D’abord, il s’agit de tout faire pour monter un troupeau le moins infecté possible. Pour cela, il faut une prise de conscience de chacun que le succès de l’été dépend des performances de l’hiver. On observe que les groupements qui arrivent à sensibiliser tous leurs sociétaires aux problèmes leucocytes améliorent leurs résultats. La transparence des résultats de chacun, poussent les éleveurs à s’appliquer l’hiver pour présenter des animaux les plus sains possible au printemps. Des réunions avant l’emmontagné où sont discutées les conditions d’admission des VL sur l’alpage peuvent être envisagées. Certains groupements poussent même la transparence au maximum en se présentant leurs résultats contrôle laitier et en discutant sur les animaux à problème. D’autres, fixent un seuil leucocytes limite sur quelques contrôles, au-delà duquel les vaches ne sont pas acceptées dans le GP.

 

Sensibiliser les bergers à la thématique leucocyte

Ensuite, il convient d’assurer une continuité entre les saisons, pour cela il est nécessaire que les bergers soient sensibilisés au problème. Leur expliquer les enjeux, les inviter aux réunions d’avant emmontagnée, faire des points réguliers en cours d’alpage, leur transmettre les résultats VL/VL dès que possible sont autant de points profitables. L’enjeu est de tout faire également pour garder des bergers motivés et attentifs à la traite. Globalement les bonnes pratiques de traite sont connues mais leur application reste variable et a tendance à se dégrader au cours de la saison. L’étude a mis en évidence que beaucoup de facteurs influent sur la performance des bergers. Des facteurs directs comme l’équipement de la machine à traire, la taille du troupeau, le temps de traite mais également des facteurs, à priori moins liés à la problématique, mais qui peuvent jouer sur l’état de lassitude générale. (Confort du chalet, nourriture, entente de l’équipe…)
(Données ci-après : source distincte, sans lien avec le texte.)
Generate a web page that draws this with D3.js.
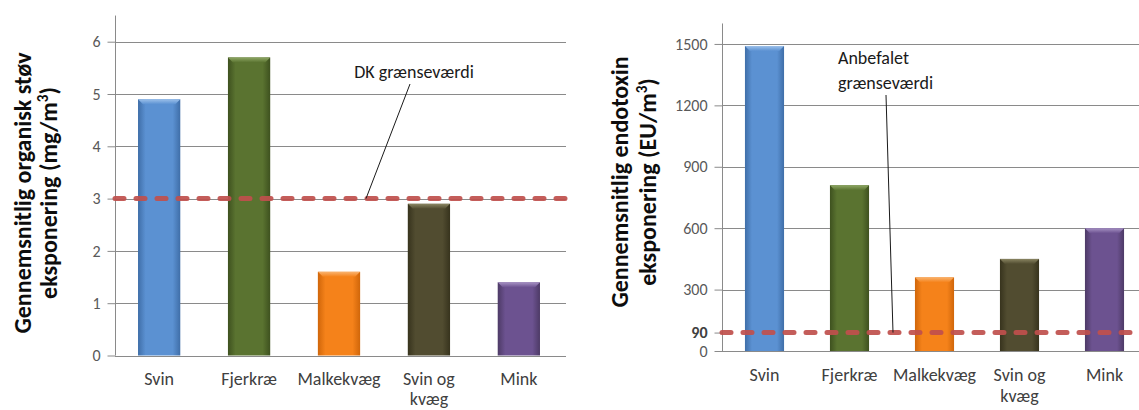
<!DOCTYPE html>
<html>
<head>
<meta charset="utf-8">
<script src="https://cdn.jsdelivr.net/npm/d3@7"></script>
<style>
  html, body { margin: 0; padding: 0; background: #fff; }
  svg { display: block; font-family: Carlito, "Open Sans", sans-serif; }
</style>
</head>
<body>
<svg id="chart" width="1139" height="410"></svg>
<script>
// Categories shared by both panels
const categories = ["Svin", "Fjerkræ", "Malkekvæg", "Svin og kvæg", "Mink"];
const categoryLines = [["Svin"], ["Fjerkræ"], ["Malkekvæg"], ["Svin og", "kvæg"], ["Mink"]];

// Organic dust exposure (mg/m3)
const dustValues = [4.9, 5.7, 1.6, 2.9, 1.4];
const dustTicks = [0, 1, 2, 3, 4, 5, 6];
const dustLimit = 3;

// Endotoxin exposure (EU/m3)
const endotoxinValues = [1490, 810, 360, 450, 600];
const endotoxinTicks = [0, 90, 300, 600, 900, 1200, 1500];
const endotoxinGrid = [300, 600, 900, 1200, 1500];
const endotoxinLimit = 90;

// Bar colours per category: [edge, centre, bevel highlight]
const barColors = [
  ["#3f6ea8", "#5b91d2", "#9cc0ea"],
  ["#3e511f", "#5a7330", "#8fa866"],
  ["#d0660a", "#f5821a", "#f9b36f"],
  ["#37331d", "#514c30", "#8a8562"],
  ["#4d3a66", "#6c5290", "#a792c4"]
];

const svg = d3.select("#chart");
const defs = svg.append("defs");

barColors.forEach((c, i) => {
  const g = defs.append("linearGradient").attr("id", "bar" + i)
    .attr("x1", "0%").attr("x2", "100%").attr("y1", "0%").attr("y2", "0%");
  g.append("stop").attr("offset", "0%").attr("stop-color", c[0]);
  g.append("stop").attr("offset", "18%").attr("stop-color", c[1]);
  g.append("stop").attr("offset", "82%").attr("stop-color", c[1]);
  g.append("stop").attr("offset", "100%").attr("stop-color", c[0]);
  const t = defs.append("linearGradient").attr("id", "bevel" + i)
    .attr("x1", "0%").attr("x2", "0%").attr("y1", "0%").attr("y2", "100%");
  t.append("stop").attr("offset", "0%").attr("stop-color", c[2]);
  t.append("stop").attr("offset", "100%").attr("stop-color", c[1]);
});

const gridColor = "#8a8a8a";
const textColor = "#404040";
const limitColor = "#c0504d";

function drawPanel(cfg) {
  const g = svg.append("g");
  const x = d3.scaleBand().domain(categories)
    .range(cfg.xRange).paddingInner(cfg.padInner).paddingOuter(cfg.padOuter);
  const y = d3.scaleLinear().domain([0, cfg.yMax]).range(cfg.yRange);
  const x0 = cfg.xRange[0];

  // horizontal gridlines
  g.selectAll(".grid").data(cfg.grid).join("line")
    .attr("x1", x0).attr("x2", cfg.gridRight)
    .attr("y1", d => Math.round(y(d)) + 0.5).attr("y2", d => Math.round(y(d)) + 0.5)
    .attr("stroke", gridColor).attr("stroke-width", 1);

  // y axis with outward ticks
  const axis = d3.axisLeft(y).tickValues(cfg.ticks).tickSize(8).tickPadding(7)
    .tickFormat(d3.format("d"));
  const ag = g.append("g").attr("transform", `translate(${x0 + 0.5},0)`).call(axis);
  ag.select(".domain").attr("stroke", gridColor).attr("d", `M-0,${y(cfg.yMax)}V${y(0)}`);
  ag.selectAll(".tick line").attr("stroke", gridColor);
  ag.selectAll(".tick text").attr("fill", "#595959")
    .style("font-size", "16px").style("font-family", "Carlito, 'Open Sans', sans-serif");
  if (cfg.boldTick !== undefined) {
    ag.selectAll(".tick text").filter(d => d === cfg.boldTick).attr("font-weight", "bold").attr("fill", "#404040");
  }

  // bars with bevelled top
  const bars = g.selectAll(".bar").data(cfg.values).join("g");
  bars.append("rect")
    .attr("x", (d, i) => x(categories[i]))
    .attr("width", x.bandwidth())
    .attr("y", d => y(d))
    .attr("height", d => y(0) - y(d))
    .attr("fill", (d, i) => `url(#bar${i})`);
  bars.append("path")
    .attr("d", (d, i) => {
      const bx = x(categories[i]), bw = x.bandwidth(), by = y(d), h = 5;
      return `M${bx},${by}H${bx + bw}L${bx + bw - 5},${by + h}H${bx + 5}Z`;
    })
    .attr("fill", (d, i) => `url(#bevel${i})`);

  // x axis baseline
  g.append("line").attr("x1", x0).attr("x2", cfg.gridRight)
    .attr("y1", Math.round(y(0)) + 0.5).attr("y2", Math.round(y(0)) + 0.5)
    .attr("stroke", gridColor);

  // category labels
  const labels = g.selectAll(".cat").data(categoryLines).join("text")
    .attr("text-anchor", "middle").attr("fill", textColor).style("font-size", "18px");
  labels.selectAll("tspan").data((d, i) => d.map(t => ({ t, i }))).join("tspan")
    .attr("x", d => x(categories[d.i]) + x.bandwidth() / 2)
    .attr("y", (d, j) => cfg.labelY + j * cfg.labelStep)
    .text(d => d.t);

  // dashed limit line
  g.append("line")
    .attr("x1", x0).attr("x2", cfg.gridRight)
    .attr("y1", y(cfg.limit)).attr("y2", y(cfg.limit))
    .attr("stroke", limitColor).attr("stroke-width", 5)
    .attr("stroke-linecap", "round")
    .attr("stroke-dasharray", cfg.dash).attr("opacity", 0.92);

  // limit annotation with leader line
  const ann = cfg.annotation;
  g.append("line")
    .attr("x1", ann.from[0]).attr("y1", ann.from[1])
    .attr("x2", ann.toX).attr("y2", y(cfg.limit))
    .attr("stroke", "#1a1a1a").attr("stroke-width", 1);
  const at = g.append("text").attr("fill", "#1a1a1a").style("font-size", "18px")
    .attr("text-anchor", ann.anchor);
  ann.lines.forEach((t, j) => {
    at.append("tspan").attr("x", ann.x).attr("y", ann.y + j * 25).text(t);
  });

  // rotated y-axis title
  const tt = g.append("text")
    .attr("transform", `translate(0,${cfg.titleY}) rotate(-90)`)
    .attr("text-anchor", "middle").attr("font-weight", "bold")
    .attr("fill", "#0d0d0d").style("font-size", "24px");
  cfg.title.forEach((line, j) => {
    const ts = tt.append("tspan").attr("x", 0).attr("y", cfg.titleX[j]);
    line.forEach(part => {
      const p = ts.append("tspan").text(part.t);
      if (part.sup) p.attr("baseline-shift", "super").style("font-size", "15px");
    });
  });
}

drawPanel({
  xRange: [115, 563], padInner: 0.53, padOuter: 0.256,
  yMax: 6.5, yRange: [355.5, 355.5 - 6.5 * 52.3],
  gridRight: 566,
  ticks: dustTicks, grid: dustTicks.filter(d => d > 0),
  values: dustValues, limit: dustLimit, dash: "9 12",
  labelY: 385, labelStep: 20,
  annotation: { lines: ["DK grænseværdi"], x: 414, y: 78, anchor: "middle", from: [410, 84], toX: 366 },
  title: [[{ t: "Gennemsnitlig organisk støv" }], [{ t: "eksponering (mg/m" }, { t: "3", sup: true }, { t: ")" }]],
  titleX: [31, 57], titleY: 193
});

drawPanel({
  xRange: [722, 1147], padInner: 0.54, padOuter: 0.27,
  yMax: 1600, yRange: [351, 351 - 1600 * 0.2047],
  gridRight: 1139,
  ticks: endotoxinTicks, grid: endotoxinGrid, boldTick: 90,
  values: endotoxinValues, limit: endotoxinLimit, dash: "9 12",
  labelY: 381, labelStep: 21,
  annotation: { lines: ["Anbefalet", "grænseværdi"], x: 838, y: 64, anchor: "start", from: [886, 95], toX: 893 },
  title: [[{ t: "Gennemsnitlig endotoxin" }], [{ t: "eksponering (EU/m" }, { t: "3", sup: true }, { t: ")" }]],
  titleX: [628, 656], titleY: 182
});
</script>
</body>
</html>
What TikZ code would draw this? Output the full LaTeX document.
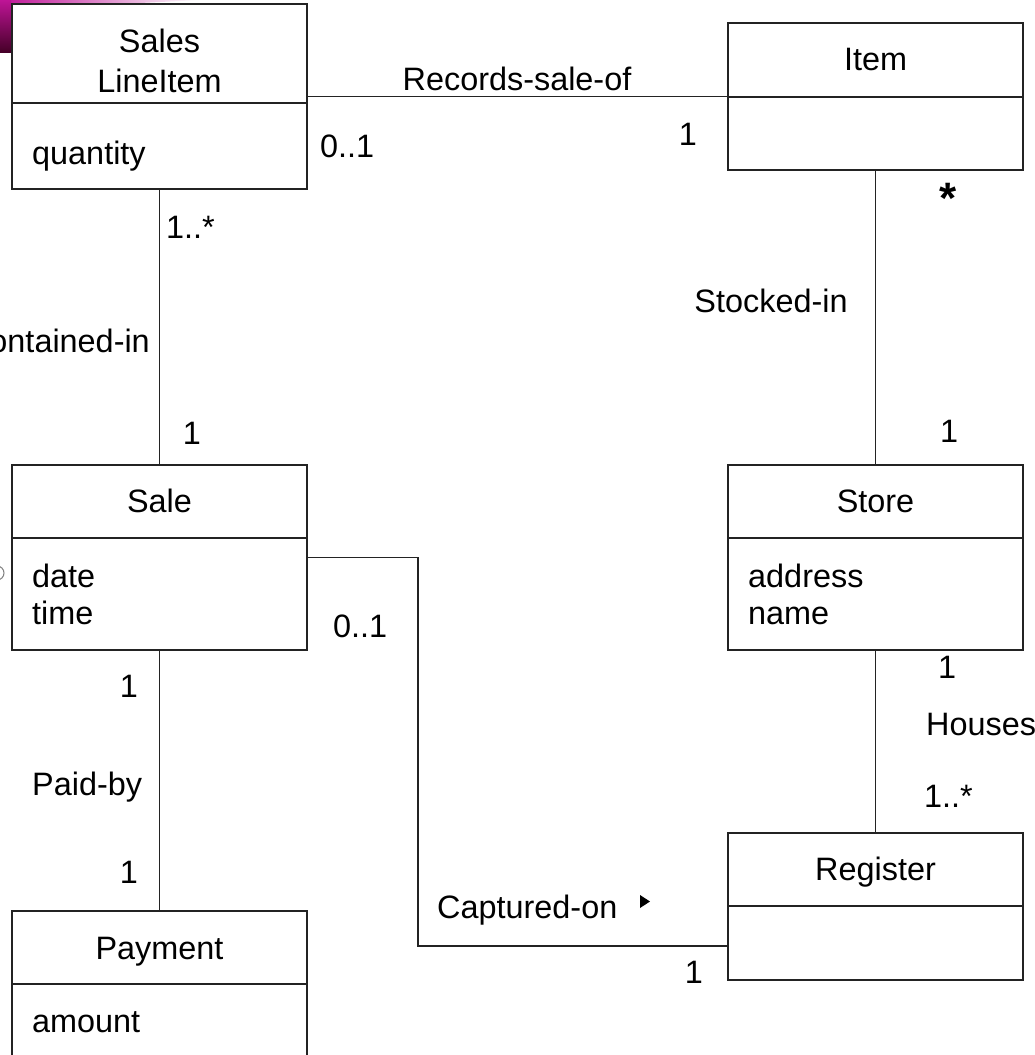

La matinée s’est terminée par le témoignage d’un membre de GP. Il a expliqué à l’assemblée les moyens mis en place sur son alpage, suite à une année où les pénalités leucocytes avaient trop fortement pesé sur le résultat économique. Comptabilité sur 3 ans à l’appui,  tout le monde a alors pu juger de l’efficacité des mesures mises en place !

Pour conclure, et on l’a bien compris, toutes ces pratiques demandent un certain investissement et comme souvent, il s’agit de trouver les meilleurs compromis : Mettre le prix pour fidéliser un berger, refuser des vaches au risque de ne pas faire son quota, passer du temps en réunion aux dépens d’autres activités… Il ne faut cependant pas oublier de peser les conséquences plus indirectes des problèmes leucocytaires en alpage tel que la baisse de production individuelle, le déclassement des fromages, les frais sur les médicaments, les pénalités en automne ou encore l’impact global sur la filière.